If a family had more than one daughter and couldn’t afford multiple dowries, they would choose their most “marriageable” daughter or daughters and focus their efforts and money on them. The chosen daughter was usually the one regarded as the more attractive girl, or the most charming, or just the least sickly or pockmarked. Any girls who remained would be sent to a convent, where they would live out the rest of their days studying, gardening, and spinning, but never marrying. (These girls could often be considered the lucky ones—in the 18th century, early English feminists would call for a return of the convent system, such a relief it was not to have to marry.) The other advantage of the convent was that it gave a girl little to no opportunity to run off and get pregnant, or to marry someone who might bring shame or debt to the family.

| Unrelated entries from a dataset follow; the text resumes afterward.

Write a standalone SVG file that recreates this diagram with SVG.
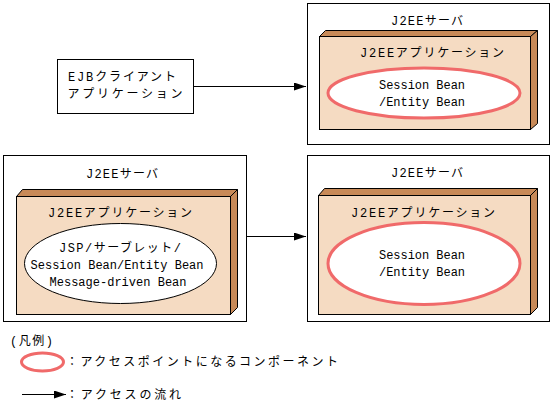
<svg xmlns="http://www.w3.org/2000/svg" width="552" height="410" viewBox="0 0 552 410">
<defs>
<style>
text{font-family:"Liberation Mono","Noto Sans CJK JP",monospace;font-size:12px;fill:#000}
.srv{fill:#fff;stroke:#000;stroke-width:1}
.front{fill:#F5DBC2;stroke:#000;stroke-width:1}
.dark{fill:#C88A58;stroke:#000;stroke-width:1}
.ap{fill:#fff;stroke:#F06A6A;stroke-width:3}
.comp{fill:#fff;stroke:#000;stroke-width:1}
.ln{stroke:#000;stroke-width:1;fill:none}
</style>
<marker id="ah" markerWidth="12" markerHeight="8" refX="12" refY="4" orient="auto" markerUnits="userSpaceOnUse">
<path d="M0,0 L12,4 L0,8 Z" fill="#000"/>
</marker>
</defs>

<g id="client">
<rect x="57.5" y="59.5" width="136" height="54" class="srv"/>
<text x="122" y="81" text-anchor="middle" textLength="108" lengthAdjust="spacing">EJBクライアント</text>
<text x="125" y="98" text-anchor="middle" textLength="115" lengthAdjust="spacing">アプリケーション</text>
</g>

<g id="server1">
<rect x="307.5" y="3.5" width="242" height="141" class="srv"/>
<text x="427" y="25" text-anchor="middle" textLength="72" lengthAdjust="spacing">J2EEサーバ</text>
<polygon points="319.5,36.5 325.5,30.5 537.5,30.5 530.5,36.5" class="dark"/>
<polygon points="530.5,36.5 537.5,30.5 537.5,123.5 530.5,129.5" class="dark"/>
<rect x="319.5" y="36.5" width="211" height="93" class="front"/>
<text x="432" y="57" text-anchor="middle" textLength="144" lengthAdjust="spacing">J2EEアプリケーション</text>
<ellipse cx="424" cy="93" rx="96" ry="25" class="ap"/>
<text x="422" y="89" text-anchor="middle" textLength="86" lengthAdjust="spacing">Session Bean</text>
<text x="422" y="106" text-anchor="middle" textLength="86" lengthAdjust="spacing">/Entity Bean</text>
</g>

<g id="server2">
<rect x="3.5" y="155.5" width="243" height="166" class="srv"/>
<text x="122" y="178" text-anchor="middle" textLength="72" lengthAdjust="spacing">J2EEサーバ</text>
<polygon points="16.5,196.5 22.5,189.5 237.5,189.5 230.5,196.5" class="dark"/>
<polygon points="230.5,196.5 237.5,189.5 237.5,307.5 230.5,314.5" class="dark"/>
<rect x="16.5" y="196.5" width="214" height="118" class="front"/>
<text x="120" y="217" text-anchor="middle" textLength="144" lengthAdjust="spacing">J2EEアプリケーション</text>
<ellipse cx="120.5" cy="263.5" rx="96" ry="40" class="comp"/>
<text x="120" y="252" text-anchor="middle" textLength="122" lengthAdjust="spacing">JSP/サーブレット/</text>
<text x="117" y="269" text-anchor="middle" textLength="173" lengthAdjust="spacing">Session Bean/Entity Bean</text>
<text x="118" y="286" text-anchor="middle" textLength="137" lengthAdjust="spacing">Message-driven Bean</text>
</g>

<g id="server3">
<rect x="307.5" y="155.5" width="242" height="166" class="srv"/>
<text x="427" y="177" text-anchor="middle" textLength="72" lengthAdjust="spacing">J2EEサーバ</text>
<polygon points="318.5,195.5 324.5,188.5 537.5,188.5 530.5,195.5" class="dark"/>
<polygon points="530.5,195.5 537.5,188.5 537.5,307.5 530.5,314.5" class="dark"/>
<rect x="318.5" y="195.5" width="212" height="119" class="front"/>
<text x="423" y="217" text-anchor="middle" textLength="144" lengthAdjust="spacing">J2EEアプリケーション</text>
<ellipse cx="424" cy="263.5" rx="96" ry="41" class="ap"/>
<text x="422" y="259" text-anchor="middle" textLength="86" lengthAdjust="spacing">Session Bean</text>
<text x="422" y="276" text-anchor="middle" textLength="86" lengthAdjust="spacing">/Entity Bean</text>
</g>

<g id="connectors">
<line x1="193.5" y1="86.5" x2="306" y2="86.5" class="ln" marker-end="url(#ah)"/>
<line x1="246.5" y1="236.5" x2="306" y2="236.5" class="ln" marker-end="url(#ah)"/>
</g>

<g id="legend">
<text x="10" y="345" textLength="43" lengthAdjust="spacing">(凡例)</text>
<ellipse cx="42.5" cy="362" rx="21" ry="9" class="ap"/>
<text x="66" y="366" textLength="272" lengthAdjust="spacing">：アクセスポイントになるコンポーネント</text>
<line x1="22" y1="394.5" x2="66" y2="394.5" class="ln" marker-end="url(#ah)"/>
<text x="66" y="399" textLength="115" lengthAdjust="spacing">：アクセスの流れ</text>
</g>
</svg>
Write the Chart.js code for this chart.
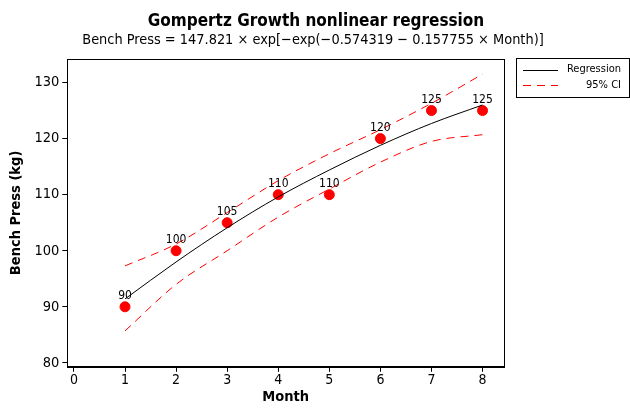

Marriage in Europe worked like this roughly until the Protestant Reformation, the religious and cultural upheaval that divided Europe into Catholic and Protestant countries in the 16th century. The Reformation created a new problem for Protestant families with “extra daughters”—because Protestants didn’t have convents, there was nowhere to send these “unmarriageable” girls. If you have read Pride and Prejudice, you might remember Mr. Bennett, who was not a rich man, agonizing over having to find a suitable husband for each of his daughters. Jane Austen wrote this book 300 years after the Reformation, but English parents were still wrestling with this extra-daughter problem.